Warning: As always when you change the login configuration, leave a backup ssh session open in the background and test the login from a new terminal.

Since the sshrc method doesn't work if the user has their own ~/.ssh/rc file, I'll explain how to do this with pam_exec as @adosaiguas suggested. The good thing is that this can also be easily adapted to login types other than ssh (such as local logins or even all logins) by hooking into a different file in /etc/pam.d/.

First you need to be able to send mail from the command line. There are other questions about this. On a mail server it's probably easiest to install mailx (which is probably already installed anyway).

Then you need an executable script file login-notify.sh (I put it in /etc/ssh/ for example) with the following content. You can change the variables to change the subject and content of the e-mail notification. Don't forget to execute chmod +x login-notify.sh to make it executable.

#!/bin/sh

# Change these two lines:
sender="[email protected]"
recepient="[email protected]"

if [ "$PAM_TYPE" != "close_session" ]; then
    host="`hostname`"
    subject="SSH Login: $PAM_USER from $PAM_RHOST on $host"
    # Message to send, e.g. the current environment variables.
    message="`env`"
    echo "$message" | mailx -r "$sender" -s "$subject" "$recepient"
fi

Once you have that, you can add the following line to /etc/pam.d/sshd:

session optional pam_exec.so seteuid /path/to/login-notify.sh

For testing purposes, the module is included as optional, so that you can still log in if the execution fails. After you made sure that it works, you can change optional to required. Then login won't be possible unless the execution of your hook script is successful (if that is what you want).

For those of you in need of an explanation of what PAM is and how it works, here is a very good one.


Warning: according to the comments, this does not work if the user creates a file called ~/.ssh/rc.*

Modify or create /etc/ssh/sshrc with the following contents:

ip=`echo $SSH_CONNECTION | cut -d " " -f 1`

logger -t ssh-wrapper $USER login from $ip
echo "User $USER just logged in from $ip" | sendemail -q -u "SSH Login" -f "Originator <[email protected]>" -t "Your Name <[email protected]>" -s smtp.server.com &

This will effectively notify you by email anytime someone logs in through SSH, and the login will be logged in the syslog.

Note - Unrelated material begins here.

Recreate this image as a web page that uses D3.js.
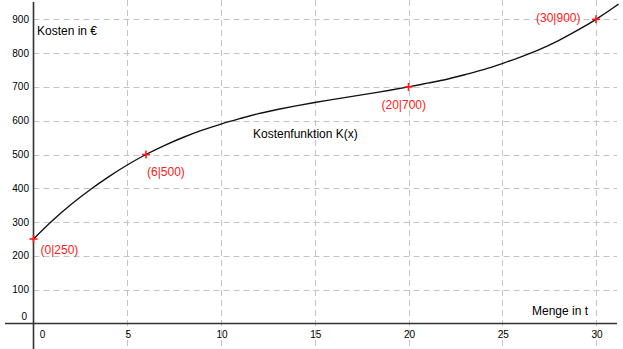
<!DOCTYPE html>
<html><head><meta charset="utf-8">
<script src="https://cdn.jsdelivr.net/npm/d3@7"></script>
<style>
html,body{margin:0;padding:0;background:#fff;}
svg{display:block;font-family:"Liberation Sans",Arial,sans-serif;}
</style></head>
<body><svg id="c" width="623" height="349"></svg>
<script>
// Data
const xTicks = [0, 5, 10, 15, 20, 25, 30];
const yTicks = [0, 100, 200, 300, 400, 500, 600, 700, 800, 900];
const curveX = [0, 1, 2, 3, 4, 5, 6, 7, 8, 9, 10, 11, 12, 13, 14, 15, 16, 17, 18, 19, 20, 21, 22, 23, 24, 25, 26, 27, 28, 29, 30, 31, 31.2];
const curveY = [250, 304, 352, 395, 434, 469, 500, 527, 551, 572, 590, 606, 621, 633, 644, 654, 663, 672, 681, 690, 700, 711, 722, 736, 751, 769, 789, 811, 837, 867, 900, 937, 945];
const pointX = [0, 6, 20, 30];
const pointY = [250, 500, 700, 900];
const pointLabels = ["(0|250)", "(6|500)", "(20|700)", "(30|900)"];
const yTitle = "Kosten in €";
const xTitle = "Menge in t";
const curveTitle = "Kostenfunktion K(x)";

const svg = d3.select("#c");
const x = d3.scaleLinear().domain([0, 30]).range([33.5, 596]);
const y = d3.scaleLinear().domain([0, 900]).range([323.5, 19.3]);

// grid
const grid = svg.append("g").attr("stroke", "#c4c4c4").attr("stroke-width", 1).attr("stroke-dasharray", "6,4");
grid.selectAll("line.h").data(yTicks.filter(d => d > 0)).join("line")
  .attr("x1", x(0)).attr("x2", 617)
  .attr("y1", d => Math.round(y(d)) + 0.5).attr("y2", d => Math.round(y(d)) + 0.5);
grid.selectAll("line.v").data(xTicks.filter(d => d > 0)).join("line")
  .attr("y1", 0).attr("y2", 349)
  .attr("x1", d => Math.round(x(d)) + 0.5).attr("x2", d => Math.round(x(d)) + 0.5);

// axes lines
svg.append("line").attr("x1", 5).attr("x2", 617).attr("y1", y(0)).attr("y2", y(0))
  .attr("stroke", "#333").attr("stroke-width", 1.6);
svg.append("line").attr("x1", x(0)).attr("x2", x(0)).attr("y1", 2).attr("y2", 349)
  .attr("stroke", "#333").attr("stroke-width", 1.6);

// tick labels
svg.append("g").selectAll("text").data(yTicks).join("text")
  .attr("x", d => d === 0 ? 27 : 29)
  .attr("y", d => d === 0 ? y(0) - 7 : y(d))
  .attr("dy", "0.35em").attr("text-anchor", "end")
  .attr("font-size", 10).attr("fill", "#000").text(d => d);
svg.append("g").selectAll("text").data(xTicks).join("text")
  .attr("x", d => d === 0 ? x(0) + 9 : x(d) + 1)
  .attr("y", 334).attr("dy", "0.35em").attr("text-anchor", "middle")
  .attr("font-size", 10).attr("fill", "#000").text(d => d);

// curve
const pts = curveX.map((v, i) => [v, curveY[i]]);
svg.append("path").datum(pts)
  .attr("d", d3.line().x(d => x(d[0])).y(d => y(d[1])).curve(d3.curveMonotoneX))
  .attr("fill", "none").attr("stroke", "#111").attr("stroke-width", 1.4);

// points
const P = pointX.map((v, i) => ({x: v, y: pointY[i], t: pointLabels[i]}));
const cross = svg.append("g").attr("stroke", "#ff1a1a").attr("stroke-width", 1.6);
P.forEach(p => {
  const cx = x(p.x), cy = y(p.y);
  cross.append("line").attr("x1", cx - 4).attr("x2", cx + 4).attr("y1", cy).attr("y2", cy);
  cross.append("line").attr("x1", cx).attr("x2", cx).attr("y1", cy - 4).attr("y2", cy + 4);
});
const labOff = [[7, 11, "start"], [1, 17, "start"], [-27, 18, "start"], [-60, -2, "start"]];
svg.append("g").selectAll("text").data(P).join("text")
  .attr("x", (d, i) => x(d.x) + labOff[i][0])
  .attr("y", (d, i) => y(d.y) + labOff[i][1])
  .attr("dy", "0.35em").attr("text-anchor", "start")
  .attr("font-size", 12).attr("fill", "#ff2020").text(d => d.t);

// titles
svg.append("text").attr("x", 37).attr("y", 31).attr("dy", "0.35em")
  .attr("font-size", 12).attr("fill", "#000").text(yTitle);
svg.append("text").attr("x", 532).attr("y", 311).attr("dy", "0.35em")
  .attr("font-size", 12).attr("fill", "#000").text(xTitle);
svg.append("text").attr("x", 253).attr("y", 134).attr("dy", "0.35em")
  .attr("font-size", 12).attr("fill", "#000").text(curveTitle);
</script></body></html>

Note: You'll need the sendemailpackage (sudo apt-get install sendemail) for the email notification to work.

Note: works with port forwarding, but with -N option not.


Put the following in /etc/profile:

if [ -n "$SSH_CLIENT" ]; then 
    TEXT="$(date): ssh login to ${USER}@$(hostname -f)" 
    TEXT="$TEXT from $(echo $SSH_CLIENT|awk '{print $1}')" 
    echo $TEXT|mail -s "ssh login" [email protected] 
fi

How the script works

/etc/profile is executed at every login (for bash shell users). The if statement will only return true if the user has logged in via ssh, which in turn will cause the indented code block to be run.

Next, we then build the text of the message:

  • $(date) will be replaced by the output of the date command
  • ${USER} will be replaced by the user’s login name
  • $(hostname -f) will be replaced by the full hostname of the system being logged into

The second TEXT line adds to the first, giving the IP address of the system this user is logging in from. Finally, the generated text is sent in an email to your address.

Summary Linux will, by default, record every system login, whether by ssh or not, in the system log files, but sometimes – particularly for a system that is seldom accessed via ssh – a quick and dirty notification can be useful.